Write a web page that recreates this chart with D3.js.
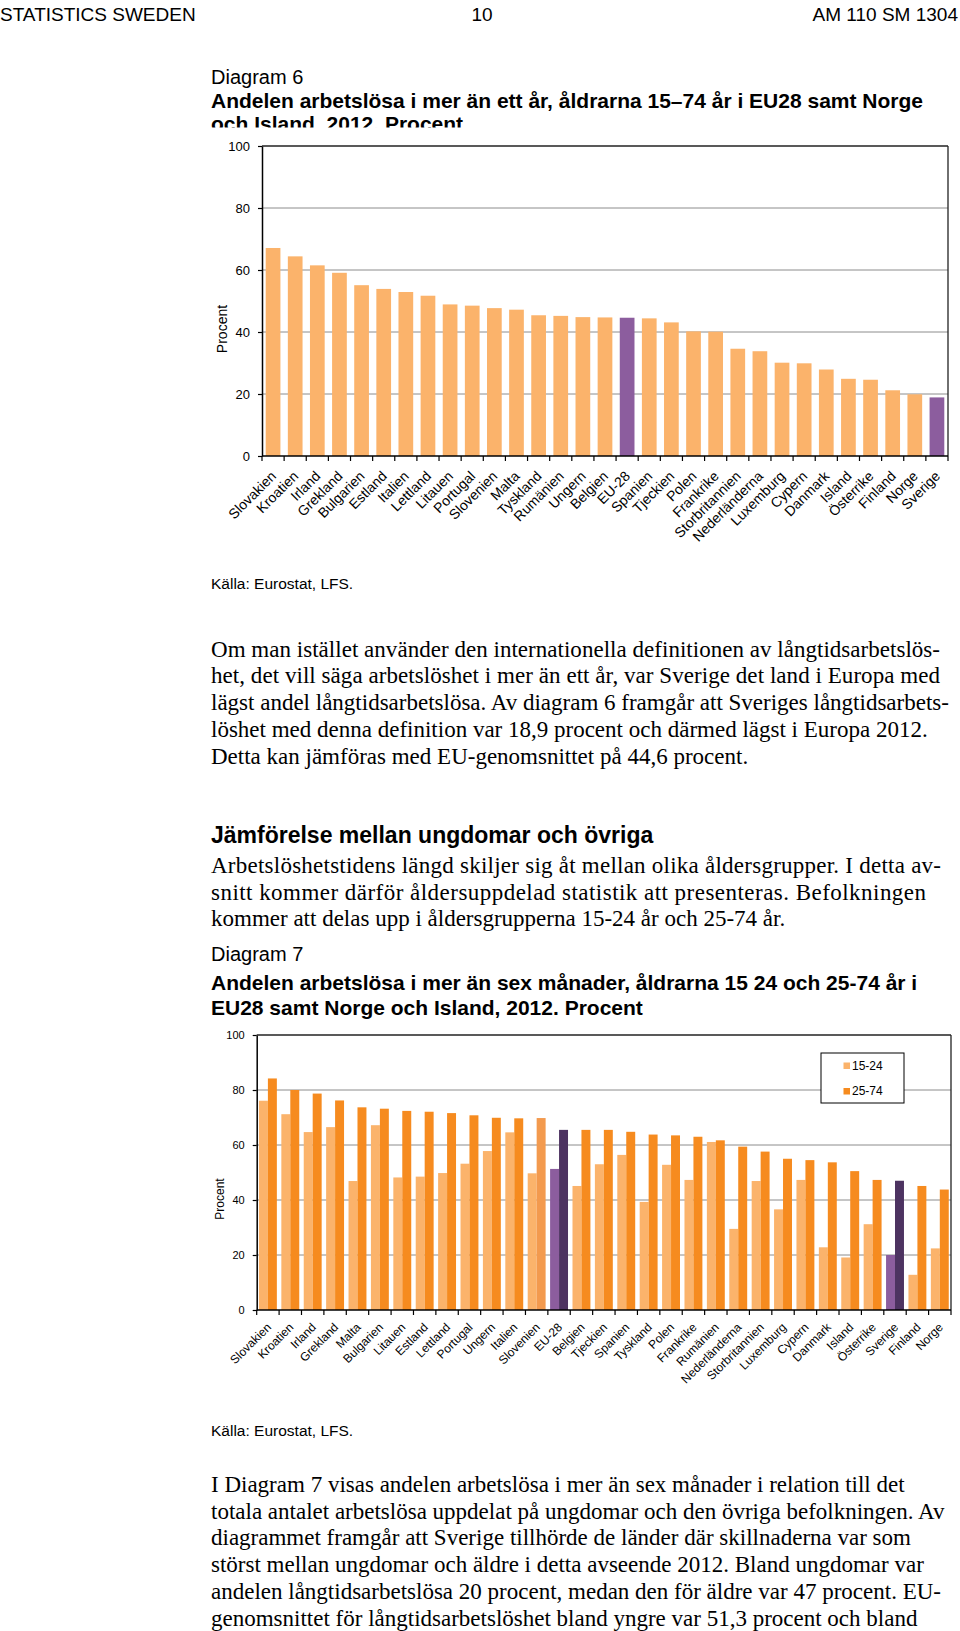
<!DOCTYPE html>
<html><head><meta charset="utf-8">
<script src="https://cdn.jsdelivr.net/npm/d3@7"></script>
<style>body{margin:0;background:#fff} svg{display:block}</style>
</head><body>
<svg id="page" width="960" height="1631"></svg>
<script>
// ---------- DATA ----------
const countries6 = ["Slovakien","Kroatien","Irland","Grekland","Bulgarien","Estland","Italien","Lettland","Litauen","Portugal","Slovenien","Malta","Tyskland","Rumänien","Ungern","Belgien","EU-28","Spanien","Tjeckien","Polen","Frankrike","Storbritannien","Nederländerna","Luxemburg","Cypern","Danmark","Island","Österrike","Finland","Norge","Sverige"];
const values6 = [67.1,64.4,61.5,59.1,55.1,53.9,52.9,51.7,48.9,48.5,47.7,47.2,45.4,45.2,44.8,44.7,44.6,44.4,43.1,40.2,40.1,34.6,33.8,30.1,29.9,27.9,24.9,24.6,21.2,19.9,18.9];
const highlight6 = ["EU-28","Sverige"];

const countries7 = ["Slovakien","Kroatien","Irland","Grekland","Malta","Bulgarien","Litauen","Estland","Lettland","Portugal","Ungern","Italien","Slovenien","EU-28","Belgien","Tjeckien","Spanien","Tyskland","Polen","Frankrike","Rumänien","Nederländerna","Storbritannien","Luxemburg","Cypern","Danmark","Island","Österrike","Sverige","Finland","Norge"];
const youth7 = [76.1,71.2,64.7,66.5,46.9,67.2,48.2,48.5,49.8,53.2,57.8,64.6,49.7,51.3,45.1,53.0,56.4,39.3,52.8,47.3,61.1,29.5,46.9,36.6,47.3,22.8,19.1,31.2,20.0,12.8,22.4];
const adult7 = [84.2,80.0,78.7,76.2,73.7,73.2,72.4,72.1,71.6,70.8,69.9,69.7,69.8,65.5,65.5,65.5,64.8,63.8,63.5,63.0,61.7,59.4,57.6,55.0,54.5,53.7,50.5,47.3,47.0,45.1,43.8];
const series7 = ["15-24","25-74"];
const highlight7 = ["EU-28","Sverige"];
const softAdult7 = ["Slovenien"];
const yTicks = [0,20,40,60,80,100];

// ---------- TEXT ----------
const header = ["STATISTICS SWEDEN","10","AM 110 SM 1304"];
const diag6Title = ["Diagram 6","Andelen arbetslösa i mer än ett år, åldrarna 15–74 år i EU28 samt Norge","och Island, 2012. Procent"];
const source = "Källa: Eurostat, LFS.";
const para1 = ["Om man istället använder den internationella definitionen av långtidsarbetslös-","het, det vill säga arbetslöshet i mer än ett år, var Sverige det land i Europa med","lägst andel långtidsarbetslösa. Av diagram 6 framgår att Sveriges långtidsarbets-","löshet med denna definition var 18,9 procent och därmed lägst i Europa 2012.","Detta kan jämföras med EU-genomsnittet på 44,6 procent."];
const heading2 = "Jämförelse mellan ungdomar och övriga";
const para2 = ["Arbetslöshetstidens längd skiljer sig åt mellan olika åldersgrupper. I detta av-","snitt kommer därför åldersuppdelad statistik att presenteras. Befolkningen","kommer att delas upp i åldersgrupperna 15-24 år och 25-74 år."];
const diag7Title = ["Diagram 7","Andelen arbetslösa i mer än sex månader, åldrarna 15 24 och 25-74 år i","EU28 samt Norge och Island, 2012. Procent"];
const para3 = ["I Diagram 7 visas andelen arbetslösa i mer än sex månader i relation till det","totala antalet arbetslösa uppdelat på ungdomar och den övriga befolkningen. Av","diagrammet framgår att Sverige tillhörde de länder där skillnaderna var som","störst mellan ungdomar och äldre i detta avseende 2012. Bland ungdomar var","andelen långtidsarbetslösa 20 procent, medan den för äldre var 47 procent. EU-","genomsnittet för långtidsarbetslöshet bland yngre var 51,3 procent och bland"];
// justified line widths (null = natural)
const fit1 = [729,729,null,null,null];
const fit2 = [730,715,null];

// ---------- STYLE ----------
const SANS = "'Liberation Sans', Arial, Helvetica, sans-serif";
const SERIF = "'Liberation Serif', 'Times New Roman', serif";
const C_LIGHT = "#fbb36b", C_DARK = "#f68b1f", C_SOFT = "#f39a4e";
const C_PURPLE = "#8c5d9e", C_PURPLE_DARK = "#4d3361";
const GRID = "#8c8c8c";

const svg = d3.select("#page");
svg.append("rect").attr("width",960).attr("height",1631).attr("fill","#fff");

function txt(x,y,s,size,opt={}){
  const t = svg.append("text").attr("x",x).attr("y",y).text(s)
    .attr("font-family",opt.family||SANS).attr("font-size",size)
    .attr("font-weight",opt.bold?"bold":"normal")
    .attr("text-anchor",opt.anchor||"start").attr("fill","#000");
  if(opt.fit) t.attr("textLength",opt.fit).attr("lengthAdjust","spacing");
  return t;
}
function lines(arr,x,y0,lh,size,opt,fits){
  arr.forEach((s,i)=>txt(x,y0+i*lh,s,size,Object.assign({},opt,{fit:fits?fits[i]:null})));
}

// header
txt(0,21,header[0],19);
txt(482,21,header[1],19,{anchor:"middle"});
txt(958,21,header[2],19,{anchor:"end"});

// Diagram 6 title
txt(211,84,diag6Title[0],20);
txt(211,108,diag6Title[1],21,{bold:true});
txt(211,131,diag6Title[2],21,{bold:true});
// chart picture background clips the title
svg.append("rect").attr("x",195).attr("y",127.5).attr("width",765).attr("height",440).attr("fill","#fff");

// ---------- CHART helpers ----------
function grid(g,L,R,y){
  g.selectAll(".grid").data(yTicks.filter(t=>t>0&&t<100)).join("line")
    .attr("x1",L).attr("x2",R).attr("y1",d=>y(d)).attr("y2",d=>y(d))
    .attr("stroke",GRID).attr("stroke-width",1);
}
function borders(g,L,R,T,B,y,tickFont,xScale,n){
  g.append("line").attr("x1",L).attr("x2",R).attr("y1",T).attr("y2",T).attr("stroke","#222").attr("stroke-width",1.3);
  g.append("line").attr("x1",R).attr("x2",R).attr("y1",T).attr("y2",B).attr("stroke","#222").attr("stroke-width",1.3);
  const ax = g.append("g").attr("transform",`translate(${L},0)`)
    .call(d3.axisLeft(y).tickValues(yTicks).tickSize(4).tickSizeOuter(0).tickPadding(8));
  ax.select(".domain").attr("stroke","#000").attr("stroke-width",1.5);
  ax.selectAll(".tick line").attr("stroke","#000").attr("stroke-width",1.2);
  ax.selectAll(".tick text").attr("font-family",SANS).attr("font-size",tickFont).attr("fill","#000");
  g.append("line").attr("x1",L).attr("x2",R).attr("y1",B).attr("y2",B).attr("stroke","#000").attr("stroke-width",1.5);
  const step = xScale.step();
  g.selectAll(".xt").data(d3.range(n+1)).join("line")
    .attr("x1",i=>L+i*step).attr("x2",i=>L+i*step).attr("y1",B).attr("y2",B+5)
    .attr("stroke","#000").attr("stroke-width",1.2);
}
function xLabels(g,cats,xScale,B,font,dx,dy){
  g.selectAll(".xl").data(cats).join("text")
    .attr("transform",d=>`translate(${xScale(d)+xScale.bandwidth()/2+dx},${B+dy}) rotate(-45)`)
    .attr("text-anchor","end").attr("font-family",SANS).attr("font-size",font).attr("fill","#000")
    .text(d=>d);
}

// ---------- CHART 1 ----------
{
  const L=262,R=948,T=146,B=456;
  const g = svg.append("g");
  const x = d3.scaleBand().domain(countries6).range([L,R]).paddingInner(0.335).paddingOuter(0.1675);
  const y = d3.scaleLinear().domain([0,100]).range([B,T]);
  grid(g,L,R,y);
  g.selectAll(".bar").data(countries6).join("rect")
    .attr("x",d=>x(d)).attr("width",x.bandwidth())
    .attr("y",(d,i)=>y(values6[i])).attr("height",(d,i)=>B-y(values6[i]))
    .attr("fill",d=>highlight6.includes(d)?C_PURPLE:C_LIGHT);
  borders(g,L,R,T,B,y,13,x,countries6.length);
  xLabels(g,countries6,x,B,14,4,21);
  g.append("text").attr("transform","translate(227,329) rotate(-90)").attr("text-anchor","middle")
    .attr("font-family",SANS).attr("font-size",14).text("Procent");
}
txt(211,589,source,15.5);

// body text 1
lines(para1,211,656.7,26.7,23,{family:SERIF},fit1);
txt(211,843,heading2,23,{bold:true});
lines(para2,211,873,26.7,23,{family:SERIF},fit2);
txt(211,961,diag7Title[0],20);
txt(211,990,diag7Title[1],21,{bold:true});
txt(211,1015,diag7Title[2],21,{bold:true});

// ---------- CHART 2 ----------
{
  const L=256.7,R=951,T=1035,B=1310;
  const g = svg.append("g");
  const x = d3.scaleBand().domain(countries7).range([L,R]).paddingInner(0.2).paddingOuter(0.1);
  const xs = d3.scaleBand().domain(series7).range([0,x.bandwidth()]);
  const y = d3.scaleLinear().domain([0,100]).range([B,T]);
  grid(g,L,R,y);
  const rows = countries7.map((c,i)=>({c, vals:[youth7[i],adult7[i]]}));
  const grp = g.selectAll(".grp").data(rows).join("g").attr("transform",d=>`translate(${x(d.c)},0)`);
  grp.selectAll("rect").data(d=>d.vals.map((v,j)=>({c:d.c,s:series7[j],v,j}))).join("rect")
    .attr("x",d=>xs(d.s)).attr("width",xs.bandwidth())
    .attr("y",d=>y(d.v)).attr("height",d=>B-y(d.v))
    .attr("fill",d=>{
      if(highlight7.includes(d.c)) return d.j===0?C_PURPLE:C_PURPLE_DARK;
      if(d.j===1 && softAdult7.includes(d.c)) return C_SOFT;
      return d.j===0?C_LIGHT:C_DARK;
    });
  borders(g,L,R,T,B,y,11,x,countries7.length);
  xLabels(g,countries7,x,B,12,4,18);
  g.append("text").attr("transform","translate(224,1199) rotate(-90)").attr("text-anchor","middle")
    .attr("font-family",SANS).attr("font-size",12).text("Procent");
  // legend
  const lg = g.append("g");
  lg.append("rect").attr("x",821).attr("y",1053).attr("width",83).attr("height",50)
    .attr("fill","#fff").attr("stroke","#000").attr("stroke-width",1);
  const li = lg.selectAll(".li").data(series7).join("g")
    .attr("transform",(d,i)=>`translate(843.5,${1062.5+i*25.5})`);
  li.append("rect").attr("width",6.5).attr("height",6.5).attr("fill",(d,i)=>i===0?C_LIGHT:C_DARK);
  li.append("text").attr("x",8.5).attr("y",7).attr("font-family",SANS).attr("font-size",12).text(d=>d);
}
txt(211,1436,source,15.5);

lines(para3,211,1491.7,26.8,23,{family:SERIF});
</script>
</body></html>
= = =
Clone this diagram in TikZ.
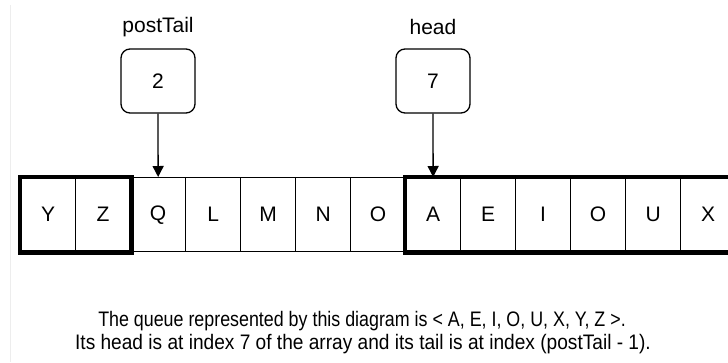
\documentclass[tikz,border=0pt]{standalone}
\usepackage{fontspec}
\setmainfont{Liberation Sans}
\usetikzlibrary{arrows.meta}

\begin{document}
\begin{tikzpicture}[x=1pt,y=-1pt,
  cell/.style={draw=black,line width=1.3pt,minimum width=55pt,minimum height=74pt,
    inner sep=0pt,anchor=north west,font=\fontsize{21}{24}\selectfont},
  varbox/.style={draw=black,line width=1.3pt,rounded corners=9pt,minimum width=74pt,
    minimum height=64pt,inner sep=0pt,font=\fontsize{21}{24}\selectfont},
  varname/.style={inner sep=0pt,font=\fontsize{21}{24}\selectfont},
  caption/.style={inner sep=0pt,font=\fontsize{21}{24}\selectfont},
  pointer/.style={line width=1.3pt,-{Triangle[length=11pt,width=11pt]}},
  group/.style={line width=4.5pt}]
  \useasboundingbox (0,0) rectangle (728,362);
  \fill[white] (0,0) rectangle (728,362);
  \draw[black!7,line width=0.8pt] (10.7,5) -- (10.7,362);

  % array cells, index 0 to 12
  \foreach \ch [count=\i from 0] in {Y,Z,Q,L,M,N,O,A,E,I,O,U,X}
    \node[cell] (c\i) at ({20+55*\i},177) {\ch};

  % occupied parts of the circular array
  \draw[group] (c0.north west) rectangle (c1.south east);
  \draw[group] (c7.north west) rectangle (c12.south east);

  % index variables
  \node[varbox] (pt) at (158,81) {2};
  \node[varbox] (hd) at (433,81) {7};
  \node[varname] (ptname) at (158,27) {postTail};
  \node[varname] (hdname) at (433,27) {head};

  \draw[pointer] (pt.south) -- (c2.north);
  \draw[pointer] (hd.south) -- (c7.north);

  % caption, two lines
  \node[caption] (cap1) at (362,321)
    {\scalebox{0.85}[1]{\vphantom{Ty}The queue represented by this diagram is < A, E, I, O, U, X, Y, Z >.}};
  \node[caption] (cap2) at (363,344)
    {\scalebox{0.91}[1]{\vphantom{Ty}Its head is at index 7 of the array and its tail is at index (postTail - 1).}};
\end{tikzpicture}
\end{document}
= = =
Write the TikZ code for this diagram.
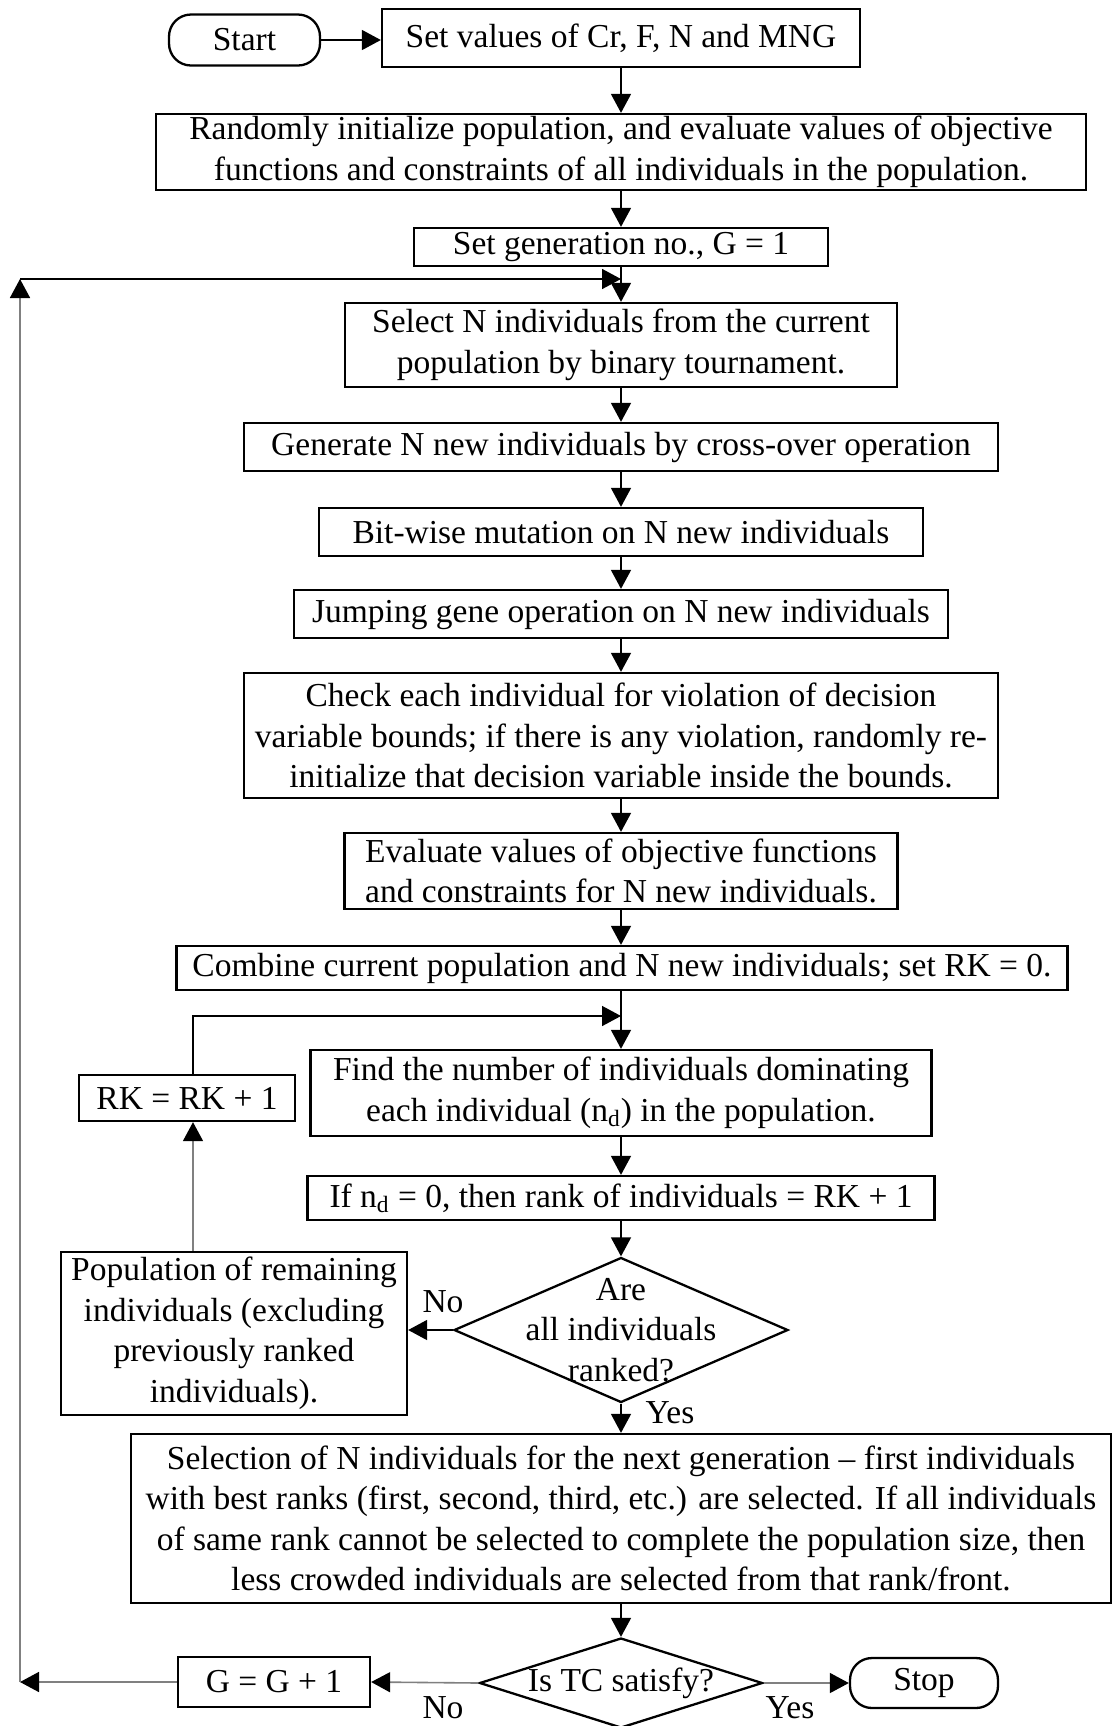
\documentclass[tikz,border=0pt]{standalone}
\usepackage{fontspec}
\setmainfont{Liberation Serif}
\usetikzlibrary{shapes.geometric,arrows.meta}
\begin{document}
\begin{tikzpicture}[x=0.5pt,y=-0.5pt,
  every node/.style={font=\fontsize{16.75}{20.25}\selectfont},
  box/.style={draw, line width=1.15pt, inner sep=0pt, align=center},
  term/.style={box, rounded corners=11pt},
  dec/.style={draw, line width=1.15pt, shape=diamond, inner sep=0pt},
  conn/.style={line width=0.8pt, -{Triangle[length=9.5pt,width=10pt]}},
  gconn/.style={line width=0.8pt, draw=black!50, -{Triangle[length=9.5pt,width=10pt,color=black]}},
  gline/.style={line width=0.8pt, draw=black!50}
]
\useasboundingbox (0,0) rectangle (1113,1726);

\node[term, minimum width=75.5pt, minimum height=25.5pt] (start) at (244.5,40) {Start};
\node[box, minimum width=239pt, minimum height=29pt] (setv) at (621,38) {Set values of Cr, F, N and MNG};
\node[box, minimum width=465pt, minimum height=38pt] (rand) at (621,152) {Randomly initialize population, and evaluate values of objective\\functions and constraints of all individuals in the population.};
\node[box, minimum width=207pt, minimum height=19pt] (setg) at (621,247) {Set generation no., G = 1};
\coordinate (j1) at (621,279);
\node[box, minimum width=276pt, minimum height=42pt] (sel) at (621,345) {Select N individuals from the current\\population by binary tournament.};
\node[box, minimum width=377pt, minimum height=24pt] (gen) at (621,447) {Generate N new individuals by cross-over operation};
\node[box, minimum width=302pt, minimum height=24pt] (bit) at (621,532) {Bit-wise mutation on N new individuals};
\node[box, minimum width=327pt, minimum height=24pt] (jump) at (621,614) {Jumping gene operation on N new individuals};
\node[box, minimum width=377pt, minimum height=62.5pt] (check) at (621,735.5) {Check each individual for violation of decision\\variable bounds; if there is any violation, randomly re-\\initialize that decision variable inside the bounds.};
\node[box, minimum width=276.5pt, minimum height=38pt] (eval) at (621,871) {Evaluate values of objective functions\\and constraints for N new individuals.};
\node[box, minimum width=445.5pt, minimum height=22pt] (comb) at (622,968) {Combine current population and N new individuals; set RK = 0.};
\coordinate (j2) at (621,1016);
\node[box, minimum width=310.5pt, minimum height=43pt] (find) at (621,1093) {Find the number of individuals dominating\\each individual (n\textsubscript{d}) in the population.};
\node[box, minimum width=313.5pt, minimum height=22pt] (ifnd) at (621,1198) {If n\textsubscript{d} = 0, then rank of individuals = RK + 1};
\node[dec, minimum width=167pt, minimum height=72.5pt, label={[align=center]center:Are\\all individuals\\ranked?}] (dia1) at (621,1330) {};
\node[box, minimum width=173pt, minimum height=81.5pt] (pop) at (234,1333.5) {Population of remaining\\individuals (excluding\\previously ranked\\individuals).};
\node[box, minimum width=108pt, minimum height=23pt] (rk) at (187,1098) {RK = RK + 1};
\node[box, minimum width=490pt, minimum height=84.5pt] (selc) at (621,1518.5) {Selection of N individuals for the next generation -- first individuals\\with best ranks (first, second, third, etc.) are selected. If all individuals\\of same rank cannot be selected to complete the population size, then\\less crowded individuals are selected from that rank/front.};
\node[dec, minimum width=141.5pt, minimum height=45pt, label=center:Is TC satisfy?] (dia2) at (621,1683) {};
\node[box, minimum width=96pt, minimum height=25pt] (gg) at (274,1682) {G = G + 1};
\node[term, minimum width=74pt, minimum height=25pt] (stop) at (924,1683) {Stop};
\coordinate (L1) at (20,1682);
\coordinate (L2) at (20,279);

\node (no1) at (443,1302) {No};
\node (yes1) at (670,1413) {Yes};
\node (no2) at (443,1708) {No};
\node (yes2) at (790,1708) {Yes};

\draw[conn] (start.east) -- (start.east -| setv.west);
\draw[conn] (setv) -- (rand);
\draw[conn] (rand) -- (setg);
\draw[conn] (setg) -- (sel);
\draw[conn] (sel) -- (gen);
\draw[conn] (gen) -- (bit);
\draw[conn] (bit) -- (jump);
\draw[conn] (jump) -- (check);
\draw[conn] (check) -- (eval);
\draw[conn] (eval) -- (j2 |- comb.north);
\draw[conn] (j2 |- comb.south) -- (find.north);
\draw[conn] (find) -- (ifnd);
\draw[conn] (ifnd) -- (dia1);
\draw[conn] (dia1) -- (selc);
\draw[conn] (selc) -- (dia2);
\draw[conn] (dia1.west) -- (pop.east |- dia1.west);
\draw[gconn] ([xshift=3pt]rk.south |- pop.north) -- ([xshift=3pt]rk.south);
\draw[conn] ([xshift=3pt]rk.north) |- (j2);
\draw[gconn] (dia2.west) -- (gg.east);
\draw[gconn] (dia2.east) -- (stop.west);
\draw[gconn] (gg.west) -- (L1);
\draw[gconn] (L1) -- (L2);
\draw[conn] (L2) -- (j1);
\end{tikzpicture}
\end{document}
= = =
- _PROMPT_: Extract each line holding the word "page" from the records.

- _SOLUTION_:
Write a web page that recreates this chart with D3.js.
<svg id="page" width="960" height="1631"></svg>
const svg = d3.select("#page");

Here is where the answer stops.